Jonabell uses centaur fencing, a type of flexible fencing made of polymer that's meant to be safer for horses, who can injure themselves on traditional wooden rail fences. Centaur fencing can be up to twice as expensive than the oak plank fences usually used on Kentucky horse farms. But it's more cost-effective over time, Tara Nesmith of Centaur Fencing Systems told me in an email. "Continuous maintenance such as painting and board replacement adds to the overall expense of owning a wooden fence over time," Nesmith said, noting that Centaur "... is a high tensile fence system that requires little maintenance, therefore saving money over the life of ownership." That brings me to the breeding shed. The shed, where mares from farms all over Kentucky come to breed with Godolphin's stallions, has padded walls and nonslip rubber flooring.
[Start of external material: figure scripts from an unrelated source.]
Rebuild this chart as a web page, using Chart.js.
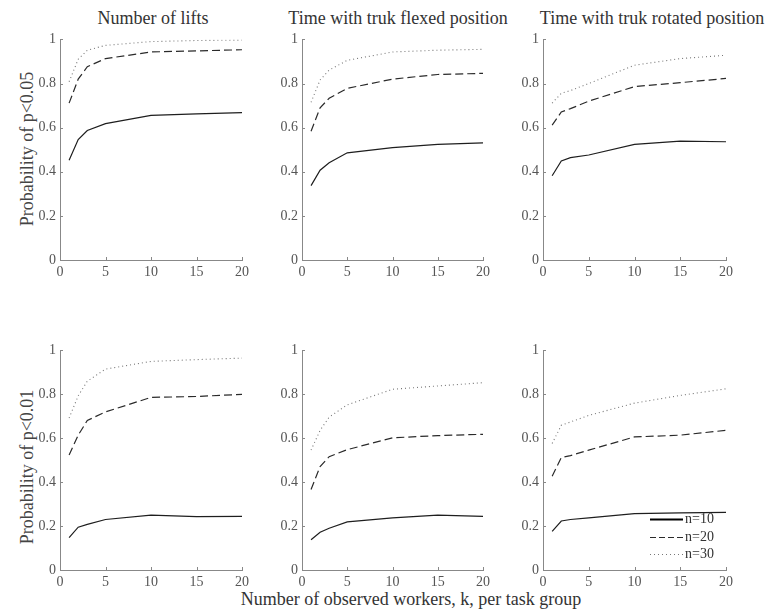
<!DOCTYPE html>
<html><head><meta charset="utf-8">
<script src="https://cdn.jsdelivr.net/npm/chart.js@4.4.1/dist/chart.umd.min.js"></script>
<style>
body{margin:0;background:#fff;width:766px;height:611px;position:relative;overflow:hidden;font-family:"Liberation Serif",serif;}
canvas{position:absolute;}
.t{position:absolute;font-size:18px;line-height:20px;color:#333;white-space:nowrap;transform:translate(-50%,-50%);}
.yl{position:absolute;font-size:18px;line-height:20px;color:#444;white-space:nowrap;transform:translate(-50%,-50%) rotate(-90deg);}
</style></head><body>
<div class="t" style="left:153px;top:18px">Number of lifts</div>
<div class="t" style="left:398px;top:18px">Time with truk flexed position</div>
<div class="t" style="left:652px;top:18px">Time with truk rotated position</div>
<div class="yl" style="left:27px;top:149px">Probability of p&lt;0.05</div>
<div class="yl" style="left:27px;top:467px">Probability of p&lt;0.01</div>
<div class="t" style="left:411px;top:599px">Number of observed workers, k, per task group</div>
<script>
// k values (x)
const kValues = [1, 2, 3, 5, 10, 15, 20];
const seriesNames = ['n=10', 'n=20', 'n=30'];
const xTickLabels = ['0', '5', '10', '15', '20'];
const yTickLabels = ['0', '0.2', '0.4', '0.6', '0.8', '1'];

// p<0.05
const lifts05_n10 = [0.452, 0.546, 0.587, 0.618, 0.656, 0.662, 0.668];
const lifts05_n20 = [0.711, 0.820, 0.876, 0.913, 0.943, 0.948, 0.953];
const lifts05_n30 = [0.808, 0.910, 0.951, 0.973, 0.990, 0.995, 0.997];
const flexed05_n10 = [0.337, 0.407, 0.441, 0.486, 0.509, 0.524, 0.531];
const flexed05_n20 = [0.584, 0.690, 0.733, 0.778, 0.820, 0.841, 0.846];
const flexed05_n30 = [0.715, 0.816, 0.861, 0.905, 0.943, 0.951, 0.955];
const rotated05_n10 = [0.382, 0.449, 0.464, 0.476, 0.524, 0.539, 0.536];
const rotated05_n20 = [0.611, 0.671, 0.686, 0.720, 0.786, 0.804, 0.823];
const rotated05_n30 = [0.711, 0.756, 0.768, 0.800, 0.883, 0.913, 0.928];
// p<0.01
const lifts01_n10 = [0.147, 0.195, 0.208, 0.230, 0.250, 0.243, 0.244];
const lifts01_n20 = [0.524, 0.614, 0.681, 0.720, 0.786, 0.790, 0.800];
const lifts01_n30 = [0.692, 0.793, 0.860, 0.915, 0.950, 0.958, 0.965];
const flexed01_n10 = [0.138, 0.172, 0.190, 0.219, 0.237, 0.250, 0.244];
const flexed01_n20 = [0.367, 0.471, 0.516, 0.548, 0.602, 0.612, 0.618];
const flexed01_n30 = [0.546, 0.636, 0.696, 0.752, 0.823, 0.838, 0.853];
const rotated01_n10 = [0.176, 0.223, 0.230, 0.237, 0.257, 0.260, 0.262];
const rotated01_n20 = [0.427, 0.512, 0.521, 0.546, 0.606, 0.614, 0.636];
const rotated01_n30 = [0.576, 0.659, 0.674, 0.704, 0.760, 0.795, 0.825];

const styles = [
  {borderColor: '#1e1e1e', borderWidth: 1.2, borderDash: []},
  {borderColor: '#2a2a2a', borderWidth: 1.2, borderDash: [8, 4]},
  {borderColor: '#777777', borderWidth: 1.1, borderDash: [1, 3]}
];

const FONT_FAMILY = "'Liberation Serif', 'Times New Roman', serif";

const inwardTicks = {
  id: 'inwardTicks',
  afterDraw(chart) {
    const {ctx, chartArea: a, scales: {x, y}} = chart;
    ctx.save();
    ctx.strokeStyle = '#888';
    ctx.lineWidth = 1;
    ctx.beginPath();
    x.ticks.forEach(t => { const px = Math.round(x.getPixelForValue(t.value)) + 0.5; ctx.moveTo(px, a.bottom); ctx.lineTo(px, a.bottom - 3); });
    y.ticks.forEach(t => { const py = Math.round(y.getPixelForValue(t.value)) + 0.5; ctx.moveTo(a.left, py); ctx.lineTo(a.left + 3, py); });
    ctx.stroke();
    ctx.restore();
  }
};

const cornerLegend = {
  id: 'cornerLegend',
  afterDraw(chart) {
    const {ctx, chartArea: a} = chart;
    ctx.save();
    ctx.font = '14px ' + FONT_FAMILY;
    ctx.textBaseline = 'middle';
    ctx.textAlign = 'left';
    const offs = [51, 33, 16];
    chart.data.datasets.forEach((ds, i) => {
      const y = Math.round(a.bottom - offs[i]) + 0.5;
      ctx.strokeStyle = i === 0 ? '#000' : ds.borderColor;
      ctx.lineWidth = i === 0 ? 2.2 : 1.2;
      ctx.setLineDash(i === 1 ? [6, 3] : ds.borderDash);
      ctx.beginPath();
      ctx.moveTo(a.right - 76, y);
      ctx.lineTo(a.right - 43, y);
      ctx.stroke();
      ctx.setLineDash([]);
      ctx.fillStyle = '#333';
      ctx.fillText(ds.label, a.right - 41, y);
    });
    ctx.restore();
  }
};

function makePanel(id, L, R, T, B, series, legend) {
  const c = document.createElement('canvas');
  c.id = id;
  const W = (R - L) + 52, H = (B - T) + 34;
  c.width = W; c.height = H;
  c.style.left = (L - 40) + 'px';
  c.style.top = (T - 10) + 'px';
  c.style.width = W + 'px'; c.style.height = H + 'px';
  document.body.appendChild(c);
  const tickFont = {family: FONT_FAMILY, size: 14};
  new Chart(c, {
    type: 'line',
    data: {
      datasets: series.map((vals, i) => ({
        label: seriesNames[i],
        data: kValues.map((k, j) => ({x: k, y: vals[j]})),
        borderColor: styles[i].borderColor,
        borderWidth: styles[i].borderWidth,
        borderDash: styles[i].borderDash,
        pointRadius: 0,
        fill: false,
        tension: 0
      }))
    },
    options: {
      responsive: false,
      animation: false,
      devicePixelRatio: 1,
      layout: {padding: {left: 10, top: 10, right: 12, bottom: 0}},
      plugins: {legend: {display: false}, tooltip: {enabled: false}},
      scales: {
        x: {
          type: 'linear', min: 0, max: 20,
          ticks: {stepSize: 5, padding: 4, color: '#555', font: tickFont, maxRotation: 0,
            callback: (v) => xTickLabels[Math.round(v / 5)]},
          grid: {display: false, drawTicks: false},
          border: {color: '#888', width: 1},
          afterFit(s) { s.height = 24; }
        },
        y: {
          type: 'linear', min: 0, max: 1,
          ticks: {stepSize: 0.2, padding: 4, color: '#555', font: tickFont,
            callback: (v) => yTickLabels[Math.round(v / 0.2)]},
          grid: {display: false, drawTicks: false},
          border: {color: '#888', width: 1},
          afterFit(s) { s.width = 30; }
        }
      }
    },
    plugins: legend ? [inwardTicks, cornerLegend] : [inwardTicks]
  });
}

function buildAll() {
  makePanel('p1', 60, 242, 37, 260, [lifts05_n10, lifts05_n20, lifts05_n30], false);
  makePanel('p2', 302, 483, 37, 260, [flexed05_n10, flexed05_n20, flexed05_n30], false);
  makePanel('p3', 543, 726, 37, 260, [rotated05_n10, rotated05_n20, rotated05_n30], false);
  makePanel('p4', 60, 242, 348, 570, [lifts01_n10, lifts01_n20, lifts01_n30], false);
  makePanel('p5', 302, 483, 348, 570, [flexed01_n10, flexed01_n20, flexed01_n30], false);
  makePanel('p6', 543, 726, 348, 570, [rotated01_n10, rotated01_n20, rotated01_n30], true);
}
if (document.fonts && document.fonts.load) {
  document.fonts.load("14px 'Liberation Serif'").then(buildAll, buildAll);
} else {
  buildAll();
}
</script>
</body></html>
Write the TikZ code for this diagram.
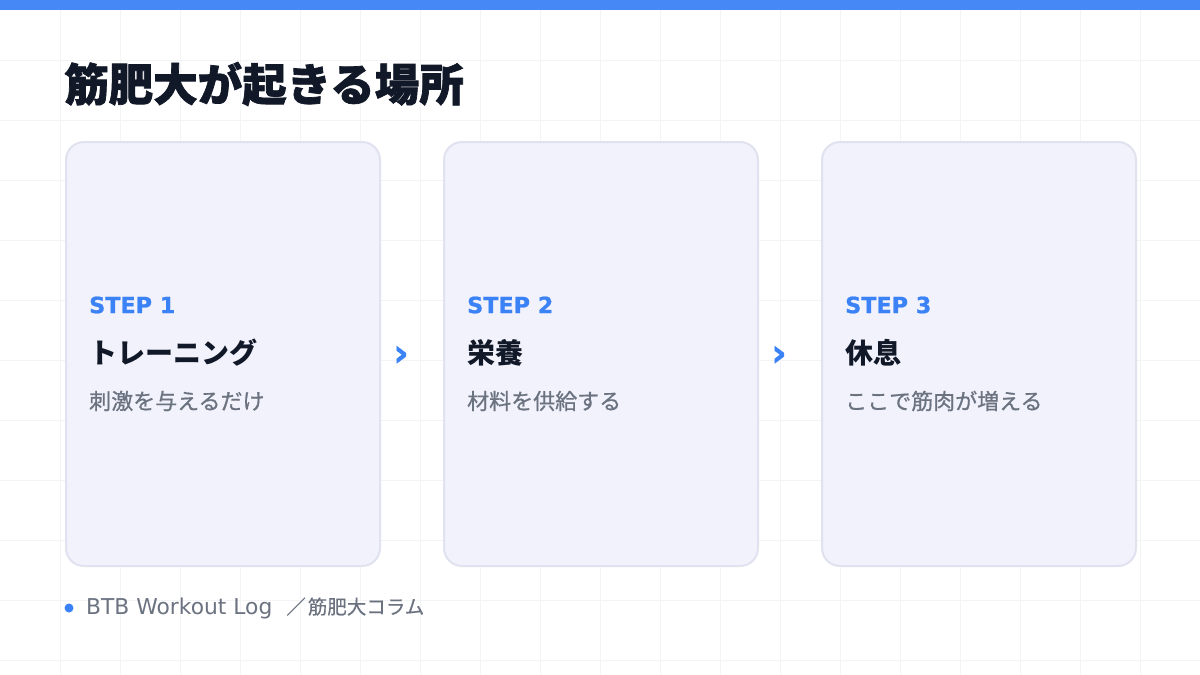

The breeding process seemed downright bizarre to me as an outsider of the horse industry. During the breeding season, which lasts from February to around the end of June, the stallions at Jonabell will breed with multiple mares per day at three designated times: 7:30 a.m., 1:30 p.m., and 6:30 p.m. One stallion on the farm isn't there for breeding, but to act as a "teaser stallion." Before a mare is brought into the breeding shed, she's held in a nearby stall that shares a window with an adjacent stall. The teaser stallion will poke his head through the window, and if everything goes according to plan, the mare will signal that she's ready to breed by peeing, turning her butt toward him, and lifting her tail. Then she's brought in to breed with the actual breeding stallion. About eight people are in the room during the breeding process, all wearing helmets. They put soft boots onto the mare's back feet in case she kicks. "We try and make this process as safe as possible because at the end of the day, you are dealing with a 1,500-pound stallion and a 1,000-pound mare — probably a little bit heavier because they're usually pretty fat," the tour guide told us. The breeding itself only takes a few minutes. As the stallion dismounts, the veterinarian will catch a sample of his sperm and test it to make sure it's good sperm. If not, the mare will come back and they'll try again. Godolphin stallions have a 90% success rate of getting mares pregnant. Jonabell Farm is home to Medaglia d'Oro, one of the most expensive breeding stallions in the world. It costs $200,000 to breed a mare with him.
His stud fee is $200,000, meaning he could rake in millions in a single breeding season. That's more than eight times more than the average stud fee in North America, which is about $24,000. My tour of Jonabell Farm couldn't have been more different from my visit to one of Kentucky's most prestigious horse farms: Claiborne Farm, a 3,000-acre, 109-year-old farm that's been visited by Queen Elizabeth II — twice. Legendary racehorses Secretariat and Seabiscuit both lived at the farm, and 2013 Derby winner Orb currently resides there. While I was impressed by how Claiborne pampered their horses, after I toured Jonabell Farm, I realized Sheikh Mohammed's farm was on a whole other level. From the high-security entrance to the barns with skylights, it was clear the Sheikh of Dubai spares no expense on his precious horses.